The security model provided by Salesforce is quite comprehensive and flexible. This gives a lot of room to handle real-world business scenarios for industries with varied backgrounds whether it is health, technology, finance and so on. This helps companies secure data at different levels within their internal hierarchy as well as from outside. Salesforce also allows various sharing tools to open up access to data based on various criteria as defined by the users.

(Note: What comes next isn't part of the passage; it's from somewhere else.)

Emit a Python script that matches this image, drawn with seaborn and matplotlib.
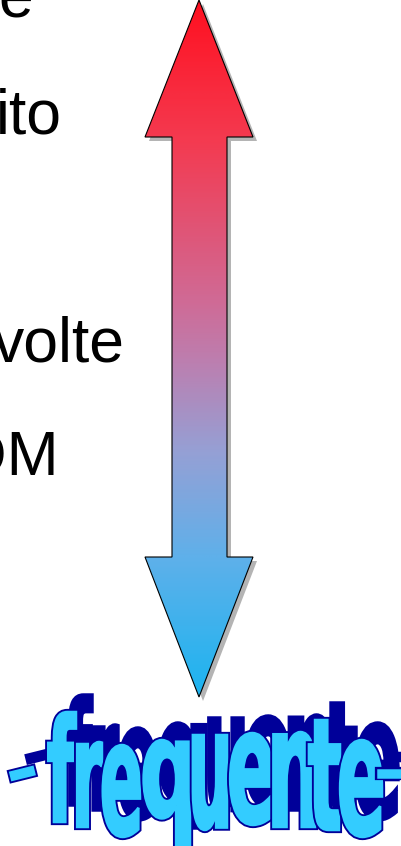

In Salesforce, data is stored in three structures: Objects, Fields and Records and uses object, field and record-level security respectively to handle the data accessibility in these structures.

OBJECT-LEVEL SECURITY :

The First Layer of the security model is the Object Level Security. Now before allowing access to a particular user, Salesforce checks whether the user has the right permissions to access that object. Salesforce controls Object-level access through two configurations : 

1)Profiles2)Permission Sets

Profiles : 

Profiles in Salesforce, control access to object-level and field-level security among other things like apps, tabs, and so on. These are akin to the base permissions that you want to give to your user. If you have a Sales team and you want to give some general permissions to all of them, you can make use of profiles. You can only assign one profile to a single user.

Permission Sets : 

Permission Sets are basically additional access that you can grant other users over their profiles( if the profile does not allow access to that object). You can assign multiple permission sets to a user. You can assign Read/Write permission set to a particular user with the Sales profile which gives him/her access to, say, lead Object which was not available for Sales profile. In this way, you have given access to an object to a particular user and not every user of that profile. Point to note here is that you can give additional permissions to a user but you cannot delete or reduce access using the permission sets.

FIELD-LEVEL SECURITY :

Now, once you have decided on your Object-Level Security, you need to consider Field-Level Security (FLS) which manages access to various fields of an object(Second layer of Security). Profiles also control the FLS access and an admin can provide read and write permissions for individual fields or hide them completely as well.

RECORD-LEVEL SECURITY :

In Salesforce, on a record level(third level of security), you only have access to records that you own (which normally are the ones that you created). But since you can be a part in the company hierarchy, there might be people reporting to you and you might yourself be reporting to someone. In such a scenario, there are five ways in Salesforce you can extend access to certain records to others and get access to certain records which otherwise would be inaccessible. The five types of Record-Level Security, also known as Record Sharing Rules are : 

Organization-wide Sharing defaults (OWD): OWD control the default behavior of how every record of a given object is accessed by users who do not own the record. It sets the fundamental security around your object records. If you want someone to have read/write access to a single record and not others, you have to make OWD on that object as private and then start opening up records using other sharing rules we are going to talk about later.

Role Hierarchies: Every company has a certain hierarchy internally where almost everyone reports to someone superior to them and has someone reporting them so as to form a tree-like structure. Users in Salesforce are only assigned one role at a time. The crux of this sharing model is that if I create certain records, apart from me, anyone who is above me in the role hierarchy can see them as well. But you cannot see any records of those users who have the same roles as you do. For this, you need to make use of Sharing rules which comes next.

 Sharing Rules: From the Role Hierarchies model, we saw that we can share our access to records upwards. But what if we want to share rules laterally?  For this, Sharing rules provide a way to share records laterally and in an ad-hoc fashion based on ownership (Ownership-based sharing rules) or based on certain values in the fields of the record(Criteria-based sharing rules). 

a) Ownership-based sharing rules let admins share records based on role, role-and-subordinate, and public group ownership. Here we can share records based in a certain role, or share them with a particular role and the subordinates which means you also have access to the records which are owned by users whose roles are under the role of the user you are sharing this rule with and finally with public groups  where you group some particular users together and allow them to share records.

b) Criteria-based sharing rules let users access records based on the value of a field in a record, irrespective of who owns the record. This can be used when you want to allow certain or all users in your org to have access to Opportunities that have been closed-won.

4) Manual Sharing: Manual Sharing allows you to share records manually on a record by record basis. This permission is accessed through the Sharing button on the record details page, and lets users share any particular record with others (This sharing feature is only available if the OWD is set to private or public read-only. You won’t need it otherwise).

5) Apex managed sharing : In instances when you cannot share your security settings via User Interface, you need to write Apex code to do so. Here you can ask the admins to create an Apex managed sharing rule or make one yourself if you are an admin.

Just to sum up, the first thing you need to do is have the user access to the object through profiles and permission sets as Object-Level Security. Then Field-Level Security is used to allow access to individual fields within an object. Also, we have five types of record-level security: org-wide defaults, role hierarchy sharing, sharing rules, manual sharing, and Apex-based sharing. These sharing models are used to set manage access to records and even extend access of individual records to those users who do not own these records.